Abstract: It does not work without leadership: The management’s role in establishing good hand hygiene compliance.

The public awareness of “hygiene scandals” rises. The failure of some hospitals to adequately protect patients against infections is opposed to clear legal specifications and regulations.

In Germany, hospital operators are obliged to implement the measures defined by the Federal Law on the Prevention of Infectious Diseases in Humans, hygiene regulations and the recommendations of the Robert Koch-Institute and assume responsibility accordingly. The legislator clearly made hygiene safety a responsibility of the management; and also management research has shown that the management level plays a key role when measures need to be implemented.

The University Medical Center Hamburg-Eppendorf (UKE) assumes a role model in the hygiene management with its special hygiene organisation and leadership philosophy. Hierarchically, the hospital hygiene department directly reports to the management board. As administrative department, it has an own budget and staff. The hygiene commission is endowed with comprehensive responsibilities and acts based on clear rules of procedure.

To also embed hygiene at intermediate levels and at the base of the UKE, all 11 clinical centres have their own local hygiene commission. Additionally, with a hygiene mentor model for nursing services, the hospital ensures that in every ward there are employees, who intensively delve into hygiene.

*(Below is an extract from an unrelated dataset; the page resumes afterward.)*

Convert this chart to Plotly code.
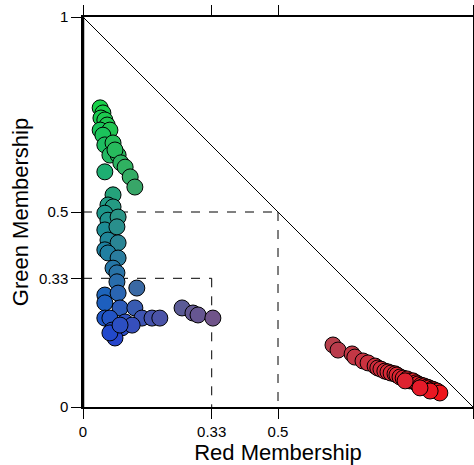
import numpy as np
import plotly.graph_objects as go

# Fuzzy cluster memberships per sample (blue = 1 - red - green)
red_membership = [
    # green-dominant group
    0.044, 0.051, 0.046, 0.056, 0.062, 0.044, 0.069, 0.051, 0.056, 0.077,
    0.069, 0.090, 0.082, 0.097, 0.056, 0.108, 0.121, 0.133,
    # mixed green/blue group
    0.077, 0.064, 0.077, 0.056, 0.064, 0.090, 0.056, 0.087, 0.064, 0.090,
    0.056, 0.064, 0.090, 0.077, 0.087, 0.087, 0.138,
    # blue-dominant group
    0.056, 0.090, 0.056, 0.095, 0.133, 0.056, 0.069, 0.108, 0.151, 0.177,
    0.197, 0.074, 0.100, 0.126, 0.082, 0.069, 0.095,
    # blue/red mix
    0.254, 0.282, 0.295, 0.333,
    # red-dominant group
    0.641, 0.654, 0.690, 0.697, 0.718, 0.731, 0.749, 0.756, 0.764, 0.774,
    0.782, 0.790, 0.800, 0.805, 0.813, 0.821, 0.831, 0.838, 0.846, 0.854,
    0.859, 0.867, 0.874, 0.882, 0.887, 0.895, 0.900, 0.908, 0.915, 0.890,
    0.864, 0.826,
]
green_membership = [
    0.767, 0.754, 0.741, 0.736, 0.723, 0.710, 0.710, 0.697, 0.672, 0.677,
    0.646, 0.646, 0.659, 0.626, 0.603, 0.615, 0.590, 0.564,
    0.544, 0.518, 0.513, 0.497, 0.479, 0.487, 0.454, 0.462, 0.428, 0.421,
    0.403, 0.395, 0.382, 0.356, 0.344, 0.321, 0.305,
    0.287, 0.292, 0.267, 0.254, 0.254, 0.228, 0.228, 0.218, 0.228, 0.228,
    0.228, 0.197, 0.203, 0.210, 0.177, 0.190, 0.210,
    0.254, 0.241, 0.236, 0.228,
    0.159, 0.146, 0.136, 0.128, 0.118, 0.113, 0.105, 0.100, 0.097, 0.092,
    0.090, 0.087, 0.085, 0.082, 0.077, 0.074, 0.072, 0.067, 0.067, 0.062,
    0.059, 0.056, 0.054, 0.051, 0.049, 0.046, 0.044, 0.041, 0.036, 0.041,
    0.049, 0.067,
]

tick_vals = [0, 0.33, 0.5, 1]
tick_text = ["0", "0.33", "0.5", "1"]

r = np.array(red_membership)
g = np.array(green_membership)
b = np.clip(1 - r - g, 0, 1)

# RGB colour mixed from the three memberships (mild gamma to brighten)
def mix(rv, gv, bv):
    c = [int(round(255 * max(v, 0) ** 0.75)) for v in (rv, gv, bv)]
    return f"rgb({c[0]},{c[1]},{c[2]})"

colors = [mix(a, c, d) for a, c, d in zip(r, g, b)]

fig = go.Figure()
fig.add_trace(go.Scatter(
    x=r, y=g, mode="markers",
    marker=dict(size=16, color=colors, line=dict(color="black", width=1)),
    cliponaxis=False, showlegend=False,
))

line_black = dict(color="black", width=1)
dash_black = dict(color="black", width=1, dash="dash")
shapes = [
    dict(type="line", x0=0, y0=1, x1=1, y1=0, xref="x", yref="y", line=line_black, layer="below"),
    dict(type="line", x0=0, y0=0.5, x1=0.5, y1=0.5, xref="x", yref="y", line=dash_black, layer="below"),
    dict(type="line", x0=0.5, y0=0.5, x1=0.5, y1=0, xref="x", yref="y", line=dash_black, layer="below"),
    dict(type="line", x0=0, y0=0.33, x1=0.33, y1=0.33, xref="x", yref="y", line=dash_black, layer="below"),
    dict(type="line", x0=0.33, y0=0.33, x1=0.33, y1=0, xref="x", yref="y", line=dash_black, layer="below"),
    dict(type="line", x0=0, y0=0, x1=0, y1=1, xref="x", yref="y", line=dict(color="black", width=2.5)),
]

font_family = "Liberation Sans, Arial, Helvetica, sans-serif"
axis_common = dict(
    range=[0, 1], tickmode="array", tickvals=tick_vals, ticktext=tick_text,
    showgrid=False, zeroline=False, showline=True, linecolor="black", linewidth=1.5,
    mirror="ticks", ticks="outside", ticklen=10, tickwidth=1, tickcolor="black",
    automargin=False,
    tickfont=dict(family=font_family, size=15, color="black"),
)

fig.update_layout(
    width=474, height=465,
    margin=dict(l=83, r=1, t=17, b=58),
    paper_bgcolor="white", plot_bgcolor="white",
    xaxis=dict(**axis_common,
               title=dict(text="Red Membership", standoff=2,
                          font=dict(family=font_family, size=22, color="black"))),
    yaxis=dict(**axis_common, ticklabelstandoff=0,
               title=dict(text="Green Membership", standoff=4,
                          font=dict(family=font_family, size=22, color="black"))),
    shapes=shapes,
)

fig.write_html("out.html")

The organisational model is supported by a special understanding of leadership in hygiene: senior staff consciously serve as role model in hygiene behaviour. Further hygiene management pillars are the establishment of an open error culture and regular reviews whether the jointly decided hygiene objectives are met or not.

The structures established in the UKE lead to continuity in hygiene safety. Thanks to the intervention study of the BODE SCIENCE CENTER, the clinic additionally has a model that helps optimise medical and nursing activities. The improvement of further processes of medical and nursing activities that have an influence on the development of nosocomial infections was already introduced to the UKE.

Together with the organisational structure and the leadership culture, this process optimisation ensures that – other than with sporadic training sessions or campaigns – all employees concerned with patient care sustainably remain aware of the importance of infection control.


Source:
Speech by Joachim Prölß, Director of Nursing and Patient Organisation and member of the board of the University Medical Center Hamburg-Eppendorf, Germany. Lunchtime Symposium: Simple Processes – Improved Hygiene. New research results to protect patients in daily hospital routine, Berlin, Germany, 19 September 2013, arranged by the BODE SCIENCE CENTER, Hamburg, Germany, scientific centre of excellence of PAUL HARTMANN AG, Heidenheim, Germany.